Il ne s’agit pas d’un cas d’homonymie : le docteur Moreau dont il est question est bien le personnage imaginé par H. G. Wells dans L’Île du docteur Moreau : dans ce roman de 1896, Edward Pendrick, un naufragé, est recueilli sur une île tropicale par un savant fou, créateur, avec l’aide de son assistant Montgomery, d’une population d’hybrides entre l’Homme et l’animal. Porté plusieurs fois à l’écran (la dernière adaptation en date est celle, pas terrible, tournée en 1995 par John Frankenheimer, avec Marlon Brando dans le rôle-titre), le récit se voit à présent réinventé par la plume gracieuse de Silvia Moreno-Garcia. La romancière mexicaine ne change rien à l’époque — nous sommes toujours au 19e siècle — mais elle déplace le laboratoire de Moreau dans la péninsule du Yucatán, et le récit débute alors que le docteur embauche Montgomery, jeune Anglais aux penchants alcooliques qui vivait jusque-là d’expédients. Pas pour qu’il le seconde dans ses expériences (à leur rencontre, les créatures existent déjà), simplement pour faire office de « mayordomo » de son hacienda. Mais surtout, comme le titre l’indique, la principale innovation réside dans l’invention du personnage de Carlota, la fille du docteur, une poupée de 20 ans qui sera l’objet de masculines convoitises…

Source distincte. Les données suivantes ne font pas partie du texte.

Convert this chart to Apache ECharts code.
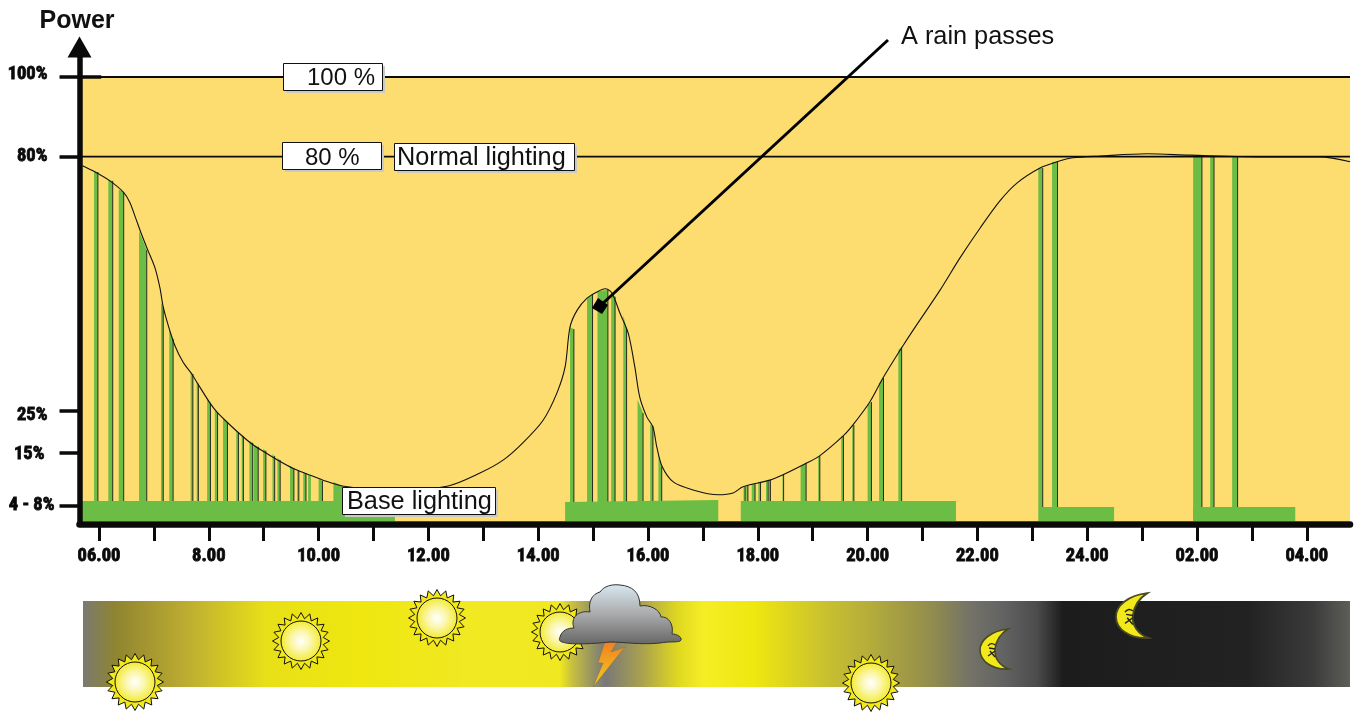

Moreno-Garcia cultive son goût pour les drames se jouant en vase clos. Après le manoir perché sur des hauteurs embrumées de son précédent roman (le très bon Mexican Gothic, 2021), nous voici dans une propriété isolée, loin de Mérida (la capitale du Yucatán) et dans laquelle Moreau peut mener ses expériences de génétique à l’abri des regards. Le cadre est idyllique, avec notamment un cénote où la ravissante Carlota aime aller nager et se rafraîchir. La jeune femme n’a rien connu d’autre que ce cadre de vie merveilleux et, un pied encore dans l’enfance, elle ne voudrait pour rien au monde quitter son petit paradis ni ses amis, les hybrides du docteur, qu’elle côtoie depuis sa naissance. La belle couverture, avec une série de surcadrages qui paraissent emprisonner une Carlota très sage dans une série de boîtes, vient pourtant suggérer que la fille du docteur n’est pas libre du tout, pour un ensemble de raisons qu’on découvre avec un vif intérêt, jusqu’à un coup de théâtre qui, hélas, n’a pas grand-chose d’une révélation car on le sent arriver de loin (si vous avez vu Cat People de Jacques Tourneur, c’est cuit !). C’est sans doute là la seule (petite) faiblesse du roman, où l’on retrouve sinon ce qui faisait le piment de Mexican Gothic, un art consommé de la dramaturgie et du dialogue, et un propos enthousiaste, jamais lourd ni pontifiant, sur l’émancipation féminine (Moreno-Garcia jour d’ailleurs la carte de la parité, la place de Montgomery, antihéros plutôt attachant, étant d’égale importance dans l’histoire à celle de Carlota). Quant à la dimension science-fictionnelle de l’intrigue, d’abord discrète, elle explose véritablement dans le dernier tiers de l’ouvrage, qui à la force des sentiments ajoute aussi un souffle chaud de western et d’aventures qui fait voler herbes folles et poussière, et qu’on respire sans retenue à pleins poumons.
En librairie depuis le 18 janvier 2023.